The response put Obama with much of the world as Honduras and its newly appointed leader, Roberto Micheletti, quickly found themselves isolated. Obama left sticky underlying issues in Honduras for its people to decide, but pledged that the US would work with international bodies on a peaceful solution.
All that was clear. What comes next is cloudy.
Micheletti and the Congress that put him in place stood by their move after soldiers stormed the national palace and forced Zelaya into exile. The ousted leader retained his own claim and planned an address to the UN General Assembly. Police and soldiers clashed with protesters in the Honduran capital.

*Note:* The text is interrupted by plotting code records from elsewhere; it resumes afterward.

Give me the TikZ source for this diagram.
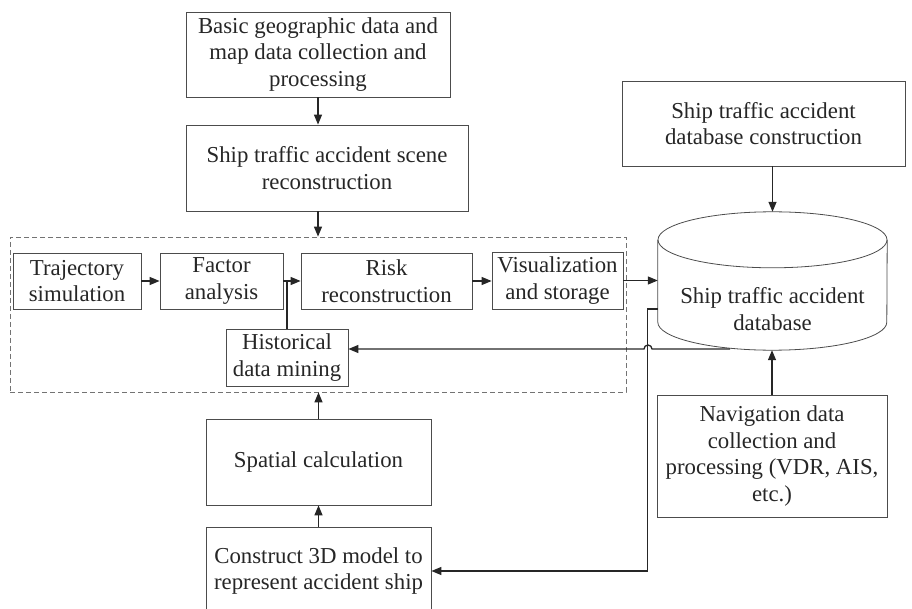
\documentclass[tikz,border=0pt]{standalone}
\usepackage{fontspec}
\setmainfont{Liberation Serif}
\usetikzlibrary{calc,arrows.meta}

\begin{document}
\begin{tikzpicture}[
  x=1pt, y=-1pt,
  every node/.style={font=\fontsize{22.8}{26.5}\selectfont, align=center, inner sep=0pt, text=black!85},
  box/.style={draw=black!70, line width=0.8pt},
  frame/.style={draw=black!55, line width=0.8pt, dash pattern=on 5pt off 3pt},
  link/.style={draw=black!85, line width=1.3pt},
  arr/.style={link, -{Triangle[length=10pt,width=8pt]}}
]
\clip (0,0) rectangle (912,609);
\node[frame, minimum width=616pt, minimum height=155pt] (group) at (318,314.5) {};
\node[box, minimum width=264pt, minimum height=85pt] (basic) at (318,54.5) {Basic geographic data and\\map data collection and\\processing};
\node[box, minimum width=282pt, minimum height=86pt] (scene) at (327,168) {Ship traffic accident scene\\reconstruction};
\node[box, minimum width=128pt, minimum height=56pt] (traj) at (77,281) {Trajectory\\simulation};
\node[box, minimum width=123pt, minimum height=56pt] (factor) at (221.5,281) {Factor\\analysis};
\node[box, minimum width=171pt, minimum height=56pt] (risk) at (386.5,281) {Risk\\reconstruction};
\node[box, minimum width=131pt, minimum height=57pt] (visual) at (557.5,280.5) {Visualization\\and storage};
\node[box, minimum width=122pt, minimum height=57pt] (hist) at (287,357.5) {Historical\\data mining};
\node[box, minimum width=225pt, minimum height=86pt] (spatial) at (318.5,462) {Spatial calculation};
\node[box, minimum width=225pt, minimum height=88pt] (construct) at (318.5,571) {Construct 3D model to\\represent accident ship};
\node[box, minimum width=283pt, minimum height=85pt] (dbcon) at (763.5,123.5) {Ship traffic accident\\database construction};
\node[box, minimum width=230pt, minimum height=122pt] (nav) at (772,456) {Navigation data\\collection and\\processing (VDR, AIS,\\etc.)};
\node[minimum width=229pt, minimum height=138pt,
  label={[yshift=-28pt]center:{Ship traffic accident\\database}}] (db) at (772.5,281) {};

\draw[box] ([yshift=-28pt]db.north) ellipse [x radius=114.5pt, y radius=28pt];
\draw[box] ([yshift=-28pt]db.north west) -- ([yshift=28pt]db.south west)
  arc [start angle=180, end angle=360, x radius=114.5pt, y radius=28pt] -- ([yshift=-28pt]db.north east);

\draw[arr] (basic.south) -- (basic.south |- scene.north);
\draw[arr] (basic.south |- scene.south) -- (group.north);
\draw[arr] (traj) -- (factor);
\draw[arr] (factor) -- (risk);
\draw[arr] (risk.east) -- (visual.west |- risk.east);
\draw[arr] (visual.east) -- (visual.east -| db.west);
\draw[link] (hist.north) -- (hist.north |- factor.east);
\coordinate (dbout) at (730,349);
\draw[arr] (dbout) -- (652,349) arc [start angle=0, end angle=180, radius=4pt] -- (hist.east |- dbout);
\draw[arr] ([yshift=-28pt]db.west) -- ++(-10,0) |- (construct.east);
\draw[arr] (dbcon.south -| db.north) -- (db.north);
\draw[arr] (nav.north) -- (nav.north |- db.south);
\draw[arr] (spatial.north) -- (spatial.north |- group.south);
\draw[arr] (construct.north) -- (spatial.south);
\end{tikzpicture}
\end{document}
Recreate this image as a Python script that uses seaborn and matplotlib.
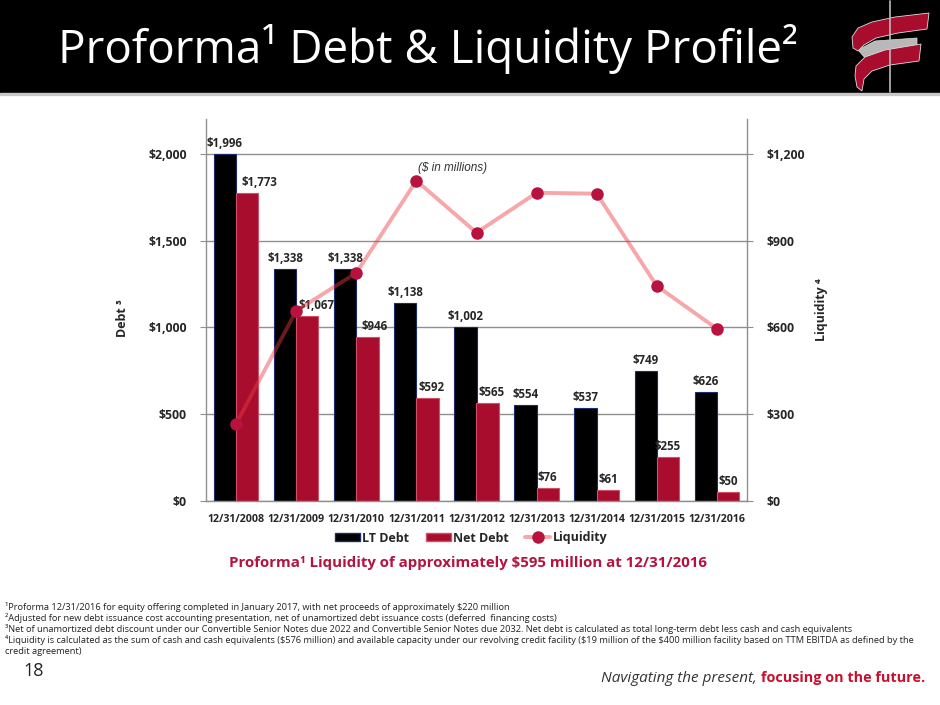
import matplotlib
matplotlib.use("Agg")
import numpy as np
import pandas as pd
import matplotlib.pyplot as plt
import seaborn as sns
from matplotlib.patches import Patch, Rectangle, Polygon
from matplotlib.lines import Line2D

# data ($ in millions)
dates = ["12/31/2008", "12/31/2009", "12/31/2010", "12/31/2011", "12/31/2012",
         "12/31/2013", "12/31/2014", "12/31/2015", "12/31/2016"]
lt_debt = [1996, 1338, 1338, 1138, 1002, 554, 537, 749, 626]
net_debt = [1773, 1067, 946, 592, 565, 76, 61, 255, 50]
liquidity = [266, 657, 788, 1107, 927, 1065, 1062, 743, 595]
debt_ticks = [0, 500, 1000, 1500, 2000]
liq_ticks = [0, 300, 600, 900, 1200]

footnotes = [
    "\u00b9Proforma 12/31/2016 for equity offering completed in January 2017, with net proceeds of approximately $220 million",
    "\u00b2Adjusted for new debt issuance cost accounting presentation, net of unamortized debt issuance costs (deferred  financing costs)",
    "\u00b3Net of unamortized debt discount under our Convertible Senior Notes due 2022 and Convertible Senior Notes due 2032. Net debt is calculated as total long-term debt less cash and cash equivalents",
    "\u2074Liquidity is calculated as the sum of cash and cash equivalents ($576 million) and available capacity under our revolving credit facility ($19 million of the $400 million facility based on TTM EBITDA as defined by the",
    "credit agreement)",
]

df = pd.DataFrame({
    "date": dates * 2,
    "series": ["LT Debt"] * len(dates) + ["Net Debt"] * len(dates),
    "value": lt_debt + net_debt,
})

sns.set_style("white")
plt.rcParams["font.family"] = ["Open Sans", "DejaVu Sans"]

W, H = 940, 705
fig = plt.figure(figsize=(9.4, 7.05), dpi=100)

def fx(px):
    return px / W

def fy(py):
    return 1 - py / H

RED = "#A80D2E"
GRID = "#8f8f8f"

# header band (below the axes so the logo shows)
fig.patches.append(Rectangle((0, fy(93)), 1, 93 / H, transform=fig.transFigure, color="black", zorder=-2))
fig.patches.append(Rectangle((0, fy(95)), 1, 2 / H, transform=fig.transFigure, color="#c8c8c8", zorder=-2))
fig.text(fx(58), fy(63), "Proforma\u00b9 Debt & Liquidity Profile\u00b2", color="white",
         fontsize=33, va="baseline", ha="left")

# logo (rough)
lg = fig.add_axes([fx(845), fy(93), 90 / W, 93 / H])
lg.set_xlim(845, 935)
lg.set_ylim(93, 0)
lg.axis("off")
lg.plot([890, 890], [1, 92], color="#bbbbbb", lw=1.2)
lg.add_patch(Polygon([(858, 50), (875, 41), (917, 38), (917, 50), (885, 53), (866, 59)],
                     closed=True, facecolor="#b8b8b8", edgecolor="#dddddd", lw=0.5))
lg.add_patch(Polygon([(852, 37), (858, 28), (872, 22), (895, 17), (929, 13), (927, 29), (898, 33),
                      (876, 38), (864, 45), (858, 51), (853, 48)],
                     closed=True, facecolor=RED, edgecolor="#dddddd", lw=0.6))
lg.add_patch(Polygon([(856, 66), (865, 57), (885, 50), (921, 44), (919, 61), (890, 65), (872, 71),
                      (864, 79), (862, 91), (857, 87), (855, 76)],
                     closed=True, facecolor=RED, edgecolor="#dddddd", lw=0.6))

# main chart
ax = fig.add_axes([fx(206), fy(501), (747 - 206) / W, (501 - 119) / H])
sns.barplot(data=df, x="date", y="value", hue="series", ax=ax, width=0.74,
            palette={"LT Debt": "black", "Net Debt": RED}, saturation=1, legend=False)
for bar in ax.containers[0]:
    bar.set_edgecolor("#1c2a6e")
    bar.set_linewidth(0.8)
for bar in ax.containers[1]:
    bar.set_edgecolor("#d0506a")
    bar.set_linewidth(0.8)

ax.set_ylim(0, 2200)
ax.set_xlim(-0.5, len(dates) - 0.5)
ax.set_yticks(debt_ticks)
ax.set_yticklabels([f"${v:,}" for v in debt_ticks], fontsize=8.8, fontweight="bold")
ax.set_xticks(range(len(dates)))
ax.set_xticklabels(dates, fontsize=7.7, fontweight="bold")
ax.set_xticks(np.arange(-0.5, len(dates), 1), minor=True)
ax.tick_params(axis="x", which="major", length=0, pad=9)
ax.tick_params(axis="x", which="minor", length=4, color=GRID, direction="out")
ax.tick_params(axis="y", length=4, color=GRID, direction="out", pad=10, left=True)
ax.yaxis.grid(True, color=GRID, lw=1)
ax.set_axisbelow(True)
for s in ["left", "right", "bottom"]:
    ax.spines[s].set_color(GRID)
    ax.spines[s].set_linewidth(1)
ax.spines["top"].set_visible(False)
ax.set_xlabel("")
ax.set_ylabel("")

# value labels
net_shift = [9, 6.5, 5, 3, 3, 0, 0, 0, 0]
ax.bar_label(ax.containers[0], labels=[f"${v:,}" for v in lt_debt], padding=3,
             fontsize=8.3, fontweight="bold")
net_labels = ax.bar_label(ax.containers[1], labels=[f"${v:,}" for v in net_debt], padding=3,
                          fontsize=8.3, fontweight="bold")
for t, dx in zip(net_labels, net_shift):
    t.xyann = (dx, t.xyann[1])

# liquidity on the right axis
ax2 = ax.twinx()
ax2.set_ylim(0, 1320)
ax2.set_yticks(liq_ticks)
ax2.set_yticklabels([f"${v:,}" for v in liq_ticks], fontsize=8.8, fontweight="bold")
ax2.tick_params(axis="y", length=4, color=GRID, direction="out", pad=10, right=True)
for s in ax2.spines.values():
    s.set_visible(False)
xs = np.arange(len(dates))
ax2.plot(xs, liquidity, color="#EE3B40", alpha=0.45, lw=2.8, solid_capstyle="round")
ax2.plot(xs, liquidity, ls="none", marker="o", ms=8, color="#B8123F")

fig.text(fx(122), fy(318), "Debt \u00b3", rotation=90, ha="center", va="center",
         fontsize=9, fontweight="bold")
fig.text(fx(821), fy(310), "Liquidity \u2074", rotation=90, ha="center", va="center",
         fontsize=9, fontweight="bold")
fig.text(fx(452), fy(168), "($ in millions)", ha="center", va="center", fontsize=8.5,
         style="italic", color="#333333", family="Liberation Sans", parse_math=False)

# legend
line_h = Line2D([], [], color="#EE3B40", alpha=0.45, lw=2.8)
mark_h = Line2D([], [], ls="none", marker="o", ms=8, color="#B8123F")
handles = [Patch(facecolor="black", edgecolor="#1c2a6e"), Patch(facecolor=RED, edgecolor="#d0506a"),
           (line_h, mark_h)]
fig.legend(handles, ["LT Debt", "Net Debt", "Liquidity"], loc="center",
           bbox_to_anchor=(fx(471), fy(538)), ncol=3, frameon=False,
           prop={"weight": "bold", "size": 9}, handlelength=2.0, handleheight=0.6,
           handletextpad=0.2, columnspacing=1.3)

fig.text(fx(468), fy(563), "Proforma\u00b9 Liquidity of approximately $595 million at 12/31/2016",
         ha="center", va="center", fontsize=10.8, fontweight="bold", color="#B5123E",
         parse_math=False)

# footnotes
for i, line in enumerate(footnotes):
    fig.text(fx(5), fy(607 + 11 * i), line, ha="left", va="center", fontsize=6.7,
             color="#222222", parse_math=False)

fig.text(fx(23), fy(671), "18", ha="left", va="center", fontsize=13, color="#222222")

tail = fig.text(fx(925), fy(678), "focusing on the future.", ha="right", va="center",
                fontsize=10.4, fontweight="bold", color="#C8102E")
ax.annotate("Navigating the present, ", xy=(0, 0.5), xycoords=tail, ha="right", va="center",
            fontsize=11, style="italic", color="#333333", annotation_clip=False)

fig.savefig("out.png", dpi=100)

Obama, wielding clout within the Americas as a popular voice of a powerful country, has outlined his approach.
He will work within existing groups, particularly the Organization of American States, which links the countries of the Western Hemisphere, and not try to dictate a solo US response.
This is what he promised during a summit in Latin America just two months ago: The US is an equal partner, not a senior partner, in the region.
But politically, a hostile removal of a democratically elected president demands a response from a US president. So Obama, who was criticized by Republican critics for being too slow to react to Iran’s post-election upheaval, quickly expressed concern on the day that Zelaya was booted from his country.
Then, in plain terms, Obama elaborated on Monday after a meeting with a US ally in the region, Colombian President Alvaro Uribe.
“We believe that the coup was not legal and that President Zelaya remains the president of Honduras,” Obama said.
“It would be a terrible precedent if we start moving backwards into the era in which we are seeing military coups as a means of political transition rather than democratic elections,” Obama said. “The region has made enormous progress over the last 20 years in establishing democratic traditions in Central America and Latin America. We don’t want to go back to a dark past.”
Speaking of the past, Obama said that the US has “not always stood as it should” with democracies in the region.
That, too, seemed to draw back on the doctrine he promised to the region while in Trinidad in April, a view that the US strengthens its hand by confessing when it has strayed from its own values.
As Obama has with Iran — a deadly conflict of greater proportions on the world stage — he has kept an emphasis on the rights of the people.
“I think what’s ultimately most important is that the people feel a sense of legitimacy and ownership, and that this is not something imposed on them from the top,” Obama said.